Many advocates of college-level courses say the prep schools are guilty of an elitist reaction to programs that are helping more and more average and below-average schools, as if AP and IB were last years high fashions that had to be thrown out because similar clothes were being sold at Kmart. At the average high school, the kids would not get into elite colleges if they did not have AP courses, says Nicholas Lemann, author of The Big Test, a history of the SAT, but Fieldston knows that for socioeconomic reasons, their kids do not need AP to persuade those colleges to take them. Lemann and others fear that the rarefied complaints of privileged schools could slow the spread of AP and IB to poor districts where students need the challenge.

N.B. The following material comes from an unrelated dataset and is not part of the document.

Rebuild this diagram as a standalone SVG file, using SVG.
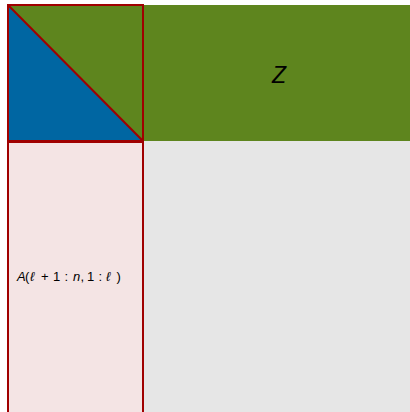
<svg xmlns="http://www.w3.org/2000/svg" width="410" height="412" viewBox="0 0 410 412">
<style>
.red{fill:none;stroke:#a00000;stroke-width:2}
.lbl{font-family:"Liberation Sans","DejaVu Sans",sans-serif;fill:#000}
.i{font-style:italic}
</style>
<rect x="0" y="0" width="410" height="412" fill="#ffffff"/>
<g id="background">
<rect x="143" y="141" width="267" height="271" fill="#e6e6e6"/>
</g>
<g id="Z">
<rect x="7" y="5" width="403" height="136" fill="#5e851e"/>
<text class="lbl i" x="279" y="82.5" font-size="23" text-anchor="middle">Z</text>
</g>
<g id="L">
<polygon points="7,5 143,141 7,141" fill="#0066a2"/>
<rect class="red" x="8" y="5" width="135" height="136"/>
<line class="red" x1="8" y1="5" x2="143" y2="141"/>
</g>
<g id="A">
<rect x="8" y="142" width="135" height="272" fill="#f4e4e4" stroke="#a00000" stroke-width="2"/>
<text class="lbl" y="281" font-size="13"><tspan class="i" x="17">A</tspan><tspan x="25">(</tspan><tspan class="i" x="30">ℓ</tspan><tspan x="41">+</tspan><tspan x="53">1</tspan><tspan x="64.5">:</tspan><tspan class="i" x="73">n</tspan><tspan x="80.5">,</tspan><tspan x="87">1</tspan><tspan x="98.5">:</tspan><tspan class="i" x="106">ℓ</tspan><tspan x="116.5">)</tspan></text>
</g>
</svg>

Despite this criticism, the majority of educators say they continue to support the growth of AP and IB. A recent straw-poll survey by the American School Board Journal found that 80 percent of readers wanted more of their students to take the college-level courses. And initial opposition often disappears if schools provide extra help for students who need it. Pat Hyland, principal of Mountain View (Calif.) High School, says she heard many worries when she opened her AP courses to all, but they soon faded away. We have added tutorial sessions and a variety of other measures to bolster the kids, she says.
Many communities have found that adding AP really turns a school around. Seven years ago, when Tim Berkey became principal of Perry High School in a rural area east of Cleveland, there were no AP or IB classes at all. He told teachers about the marked change in student attitude and achievement he had seen at his previous school, Adlai Stevenson in suburban Chicago, when the AP program was opened to everyone willing to work that hard. Five years ago Perry High started with 87 AP tests; this month it administered 214. We believed in kids, held high expectations, provided them with the resources, tools and challenging opportunities, and then simply got out of their way, Berkey says.